____ RAW DATA

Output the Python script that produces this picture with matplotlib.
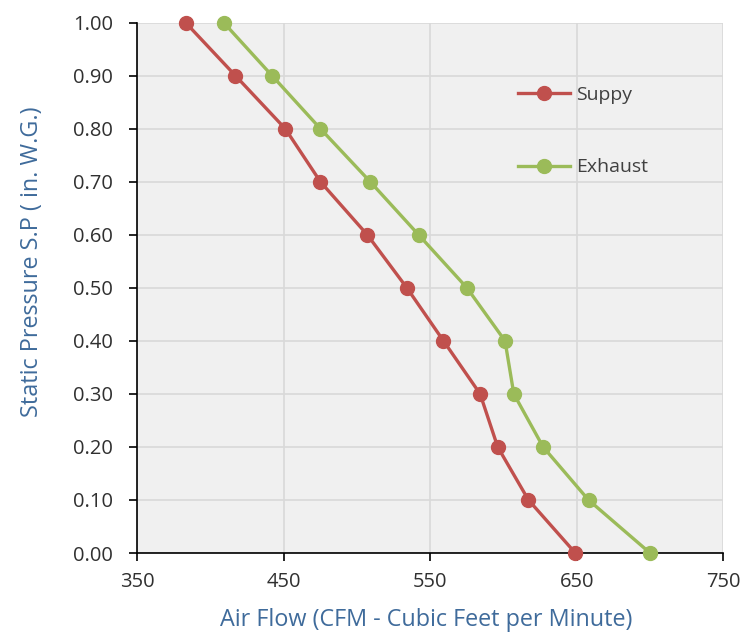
import matplotlib
matplotlib.use("Agg")
import matplotlib.pyplot as plt

pressure = [1.00, 0.90, 0.80, 0.70, 0.60, 0.50, 0.40, 0.30, 0.20, 0.10, 0.00]
supply_cfm = [383, 417, 451, 475, 507, 534, 559, 584, 596, 617, 649]
exhaust_cfm = [409, 442, 475, 509, 542, 575, 601, 607, 627, 658, 700]
x_ticks = [350, 450, 550, 650, 750]
y_ticks = [0.0, 0.1, 0.2, 0.3, 0.4, 0.5, 0.6, 0.7, 0.8, 0.9, 1.0]

plt.rcParams['font.family'] = ['Open Sans', 'DejaVu Sans']

fig = plt.figure(figsize=(7.54, 6.35), dpi=100)
ax = fig.add_axes([0.1821, 0.1291, 0.7772, 0.8352])
ax.set_facecolor('#f0f0f0')

red = '#c0504d'
green = '#9bbb59'
ax.plot(supply_cfm, pressure, color=red, lw=2.4, marker='o', ms=10, label='Suppy', clip_on=False, zorder=3)
ax.plot(exhaust_cfm, pressure, color=green, lw=2.4, marker='o', ms=10, label='Exhaust', clip_on=False, zorder=3)

ax.set_xlim(350, 750)
ax.set_ylim(0, 1.0)
ax.set_xticks(x_ticks)
ax.set_yticks(y_ticks)
ax.set_yticklabels([f"{v:.2f}" for v in y_ticks])
ax.grid(True, color='#d9d9d9', lw=1.2)
ax.set_axisbelow(True)
for s in ['top', 'right']:
    ax.spines[s].set_visible(False)
for s in ['left', 'bottom']:
    ax.spines[s].set_color('#000000')
    ax.spines[s].set_linewidth(1.2)
ax.tick_params(axis='both', direction='out', length=6, width=1.2, color='#000000',
               labelsize=14.5, labelcolor='#303030')
ax.tick_params(axis='y', pad=11.5)
ax.tick_params(axis='x', pad=8)

lab_color = '#3f6b9b'
ax.set_xlabel('Air Flow (CFM - Cubic Feet per Minute)', fontsize=16.8, color=lab_color)
ax.set_ylabel('Static Pressure S.P ( in. W.G.)', fontsize=16.8, color=lab_color)
ax.xaxis.set_label_coords(0.493, -0.126)
ax.xaxis.label.set_va('center')
ax.yaxis.set_label_coords(-0.179, 0.549)
ax.yaxis.label.set_va('center')

leg = ax.legend(loc='upper left', bbox_to_anchor=(0.633, 0.899), frameon=False,
                handlelength=2.7, handletextpad=0.3, labelspacing=2.8,
                fontsize=14, borderpad=0)
for t in leg.get_texts():
    t.set_color('#404040')

fig.savefig('out.png', dpi=100)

________

* _REQUIRED TASK_: Transcribe the opening line of the listing above, please, and every line after it through the line with "import matplotlib.pyplot as plt", word for word, without pictures.

* _SOLUTION_:
Output the Python script that produces this picture with matplotlib.
import matplotlib
matplotlib.use("Agg")
import matplotlib.pyplot as plt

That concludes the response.